Objective -> Working from the top of the listing below, retype each line through the line containing "['t=5s', 't=15s', 't=30s', 't=45s', 't=60s', 't=75s'];", both included, with no pictures.

Material provided ->
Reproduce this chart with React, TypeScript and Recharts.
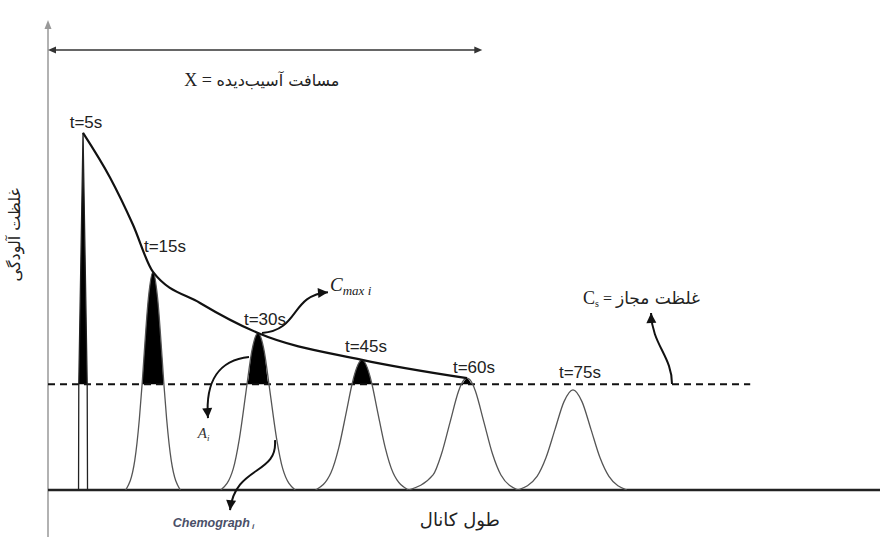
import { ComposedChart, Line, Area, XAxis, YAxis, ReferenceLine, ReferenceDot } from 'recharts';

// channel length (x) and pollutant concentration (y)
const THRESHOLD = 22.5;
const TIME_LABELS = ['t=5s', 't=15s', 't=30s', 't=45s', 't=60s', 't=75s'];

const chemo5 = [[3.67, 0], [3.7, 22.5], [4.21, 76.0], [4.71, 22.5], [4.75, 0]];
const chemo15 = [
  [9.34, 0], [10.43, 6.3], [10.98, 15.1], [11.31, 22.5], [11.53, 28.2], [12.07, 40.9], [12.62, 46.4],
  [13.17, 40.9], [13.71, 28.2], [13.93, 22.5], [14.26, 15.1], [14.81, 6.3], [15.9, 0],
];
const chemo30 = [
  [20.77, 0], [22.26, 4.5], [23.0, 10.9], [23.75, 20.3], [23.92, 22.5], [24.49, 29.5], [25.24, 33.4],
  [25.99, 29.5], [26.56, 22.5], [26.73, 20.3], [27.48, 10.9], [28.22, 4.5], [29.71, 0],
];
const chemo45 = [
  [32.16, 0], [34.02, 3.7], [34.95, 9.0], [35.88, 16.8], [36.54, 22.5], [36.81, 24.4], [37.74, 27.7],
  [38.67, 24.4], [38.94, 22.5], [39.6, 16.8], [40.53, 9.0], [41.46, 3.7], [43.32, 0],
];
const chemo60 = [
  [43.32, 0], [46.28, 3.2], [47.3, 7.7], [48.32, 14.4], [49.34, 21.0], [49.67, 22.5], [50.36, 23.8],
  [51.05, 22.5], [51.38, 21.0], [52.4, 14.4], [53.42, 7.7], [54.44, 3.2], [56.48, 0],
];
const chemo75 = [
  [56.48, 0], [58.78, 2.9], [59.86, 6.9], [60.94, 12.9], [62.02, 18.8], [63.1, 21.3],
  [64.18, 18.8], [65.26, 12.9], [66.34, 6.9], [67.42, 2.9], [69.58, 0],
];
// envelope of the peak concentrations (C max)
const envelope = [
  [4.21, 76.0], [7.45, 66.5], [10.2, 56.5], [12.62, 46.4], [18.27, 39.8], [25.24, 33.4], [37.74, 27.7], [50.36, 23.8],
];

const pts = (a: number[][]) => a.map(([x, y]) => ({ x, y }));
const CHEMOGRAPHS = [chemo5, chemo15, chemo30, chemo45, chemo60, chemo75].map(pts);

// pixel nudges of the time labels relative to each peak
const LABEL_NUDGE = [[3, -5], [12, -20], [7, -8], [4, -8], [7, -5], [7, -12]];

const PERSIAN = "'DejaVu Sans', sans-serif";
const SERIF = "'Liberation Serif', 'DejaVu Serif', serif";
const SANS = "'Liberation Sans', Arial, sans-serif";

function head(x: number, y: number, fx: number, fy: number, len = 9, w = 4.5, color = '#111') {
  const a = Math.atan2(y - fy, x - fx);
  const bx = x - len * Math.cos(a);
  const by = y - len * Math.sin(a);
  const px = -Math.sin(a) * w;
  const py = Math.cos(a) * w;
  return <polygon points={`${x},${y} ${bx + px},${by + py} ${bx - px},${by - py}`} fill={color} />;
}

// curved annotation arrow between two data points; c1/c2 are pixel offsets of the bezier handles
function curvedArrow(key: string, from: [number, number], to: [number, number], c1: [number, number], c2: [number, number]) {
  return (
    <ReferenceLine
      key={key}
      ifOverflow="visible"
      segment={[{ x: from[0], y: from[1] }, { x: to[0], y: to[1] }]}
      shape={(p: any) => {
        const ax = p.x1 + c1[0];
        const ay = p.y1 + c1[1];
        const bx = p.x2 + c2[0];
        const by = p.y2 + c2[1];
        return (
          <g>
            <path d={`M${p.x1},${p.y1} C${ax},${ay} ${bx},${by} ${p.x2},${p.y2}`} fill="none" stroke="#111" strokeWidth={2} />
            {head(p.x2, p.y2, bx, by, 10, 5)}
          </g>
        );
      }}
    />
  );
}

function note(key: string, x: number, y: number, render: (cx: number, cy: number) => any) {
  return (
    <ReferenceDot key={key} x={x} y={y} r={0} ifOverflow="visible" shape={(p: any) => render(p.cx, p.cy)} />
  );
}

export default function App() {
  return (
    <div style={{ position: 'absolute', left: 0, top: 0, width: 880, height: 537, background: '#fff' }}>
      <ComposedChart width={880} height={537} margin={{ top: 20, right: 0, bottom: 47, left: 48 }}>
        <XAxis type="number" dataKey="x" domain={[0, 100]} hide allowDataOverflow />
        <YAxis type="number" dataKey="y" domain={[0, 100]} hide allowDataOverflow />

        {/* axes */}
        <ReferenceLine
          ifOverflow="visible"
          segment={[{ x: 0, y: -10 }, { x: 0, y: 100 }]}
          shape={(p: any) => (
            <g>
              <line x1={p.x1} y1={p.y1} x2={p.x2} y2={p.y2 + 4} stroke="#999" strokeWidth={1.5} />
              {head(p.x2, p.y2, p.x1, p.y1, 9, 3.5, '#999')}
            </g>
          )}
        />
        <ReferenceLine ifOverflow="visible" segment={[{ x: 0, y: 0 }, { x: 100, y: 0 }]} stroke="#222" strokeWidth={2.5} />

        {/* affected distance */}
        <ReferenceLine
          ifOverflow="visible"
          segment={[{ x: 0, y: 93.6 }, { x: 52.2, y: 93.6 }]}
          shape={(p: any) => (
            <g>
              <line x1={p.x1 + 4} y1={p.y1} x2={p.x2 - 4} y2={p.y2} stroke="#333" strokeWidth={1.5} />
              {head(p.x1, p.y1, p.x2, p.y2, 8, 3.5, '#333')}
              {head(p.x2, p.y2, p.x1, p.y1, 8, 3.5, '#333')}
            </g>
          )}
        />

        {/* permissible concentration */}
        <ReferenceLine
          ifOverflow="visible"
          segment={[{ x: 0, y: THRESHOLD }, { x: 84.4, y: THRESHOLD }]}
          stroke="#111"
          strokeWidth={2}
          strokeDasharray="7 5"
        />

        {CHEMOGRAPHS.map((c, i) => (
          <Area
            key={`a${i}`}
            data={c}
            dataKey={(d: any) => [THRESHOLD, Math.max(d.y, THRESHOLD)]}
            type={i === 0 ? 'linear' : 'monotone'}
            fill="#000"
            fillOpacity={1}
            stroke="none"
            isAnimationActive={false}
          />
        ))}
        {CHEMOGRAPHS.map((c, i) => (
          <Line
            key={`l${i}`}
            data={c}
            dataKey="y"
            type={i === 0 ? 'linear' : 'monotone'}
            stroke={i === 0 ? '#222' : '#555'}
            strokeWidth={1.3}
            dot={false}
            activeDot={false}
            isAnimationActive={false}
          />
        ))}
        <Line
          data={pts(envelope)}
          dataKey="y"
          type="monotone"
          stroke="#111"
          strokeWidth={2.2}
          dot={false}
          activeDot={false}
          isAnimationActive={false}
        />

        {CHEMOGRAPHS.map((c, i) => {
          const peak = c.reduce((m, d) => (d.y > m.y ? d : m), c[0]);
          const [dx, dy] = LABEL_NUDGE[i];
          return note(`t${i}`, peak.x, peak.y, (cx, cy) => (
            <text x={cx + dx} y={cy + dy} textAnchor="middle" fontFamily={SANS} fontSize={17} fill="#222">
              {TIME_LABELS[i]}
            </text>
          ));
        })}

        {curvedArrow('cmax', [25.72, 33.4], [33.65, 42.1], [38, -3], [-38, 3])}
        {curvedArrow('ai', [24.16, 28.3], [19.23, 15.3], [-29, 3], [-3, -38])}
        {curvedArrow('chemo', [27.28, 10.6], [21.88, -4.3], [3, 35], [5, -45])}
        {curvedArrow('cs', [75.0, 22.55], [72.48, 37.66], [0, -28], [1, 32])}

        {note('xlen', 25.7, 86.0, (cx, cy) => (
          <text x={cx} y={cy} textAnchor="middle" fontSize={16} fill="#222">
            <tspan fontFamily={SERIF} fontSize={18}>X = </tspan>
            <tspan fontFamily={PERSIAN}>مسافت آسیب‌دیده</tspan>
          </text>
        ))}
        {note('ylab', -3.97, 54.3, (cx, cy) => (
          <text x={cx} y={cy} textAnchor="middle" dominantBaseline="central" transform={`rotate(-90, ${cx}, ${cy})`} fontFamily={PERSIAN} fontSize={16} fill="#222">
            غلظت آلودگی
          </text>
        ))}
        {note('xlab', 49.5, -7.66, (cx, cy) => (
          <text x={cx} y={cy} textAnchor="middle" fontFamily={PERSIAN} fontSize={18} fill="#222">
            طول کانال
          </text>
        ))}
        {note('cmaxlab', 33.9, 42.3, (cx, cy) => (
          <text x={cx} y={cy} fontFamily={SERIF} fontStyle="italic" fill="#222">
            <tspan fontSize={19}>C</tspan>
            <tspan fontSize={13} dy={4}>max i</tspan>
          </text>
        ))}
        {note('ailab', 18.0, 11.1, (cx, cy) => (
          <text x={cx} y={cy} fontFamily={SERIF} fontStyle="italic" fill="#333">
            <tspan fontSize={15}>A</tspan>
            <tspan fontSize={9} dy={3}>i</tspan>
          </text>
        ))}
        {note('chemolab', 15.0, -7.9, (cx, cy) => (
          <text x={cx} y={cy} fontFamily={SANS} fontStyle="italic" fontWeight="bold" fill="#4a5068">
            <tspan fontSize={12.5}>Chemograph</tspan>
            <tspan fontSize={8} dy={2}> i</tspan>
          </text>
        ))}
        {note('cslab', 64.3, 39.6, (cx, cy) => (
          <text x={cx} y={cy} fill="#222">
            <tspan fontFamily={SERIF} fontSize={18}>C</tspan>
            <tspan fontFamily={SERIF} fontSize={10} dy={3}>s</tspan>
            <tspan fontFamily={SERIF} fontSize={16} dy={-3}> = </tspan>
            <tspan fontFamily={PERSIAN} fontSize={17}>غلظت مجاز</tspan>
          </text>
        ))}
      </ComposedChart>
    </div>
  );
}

Solved exercise ->
Reproduce this chart with React, TypeScript and Recharts.
import { ComposedChart, Line, Area, XAxis, YAxis, ReferenceLine, ReferenceDot } from 'recharts';

// channel length (x) and pollutant concentration (y)
const THRESHOLD = 22.5;
const TIME_LABELS = ['t=5s', 't=15s', 't=30s', 't=45s', 't=60s', 't=75s'];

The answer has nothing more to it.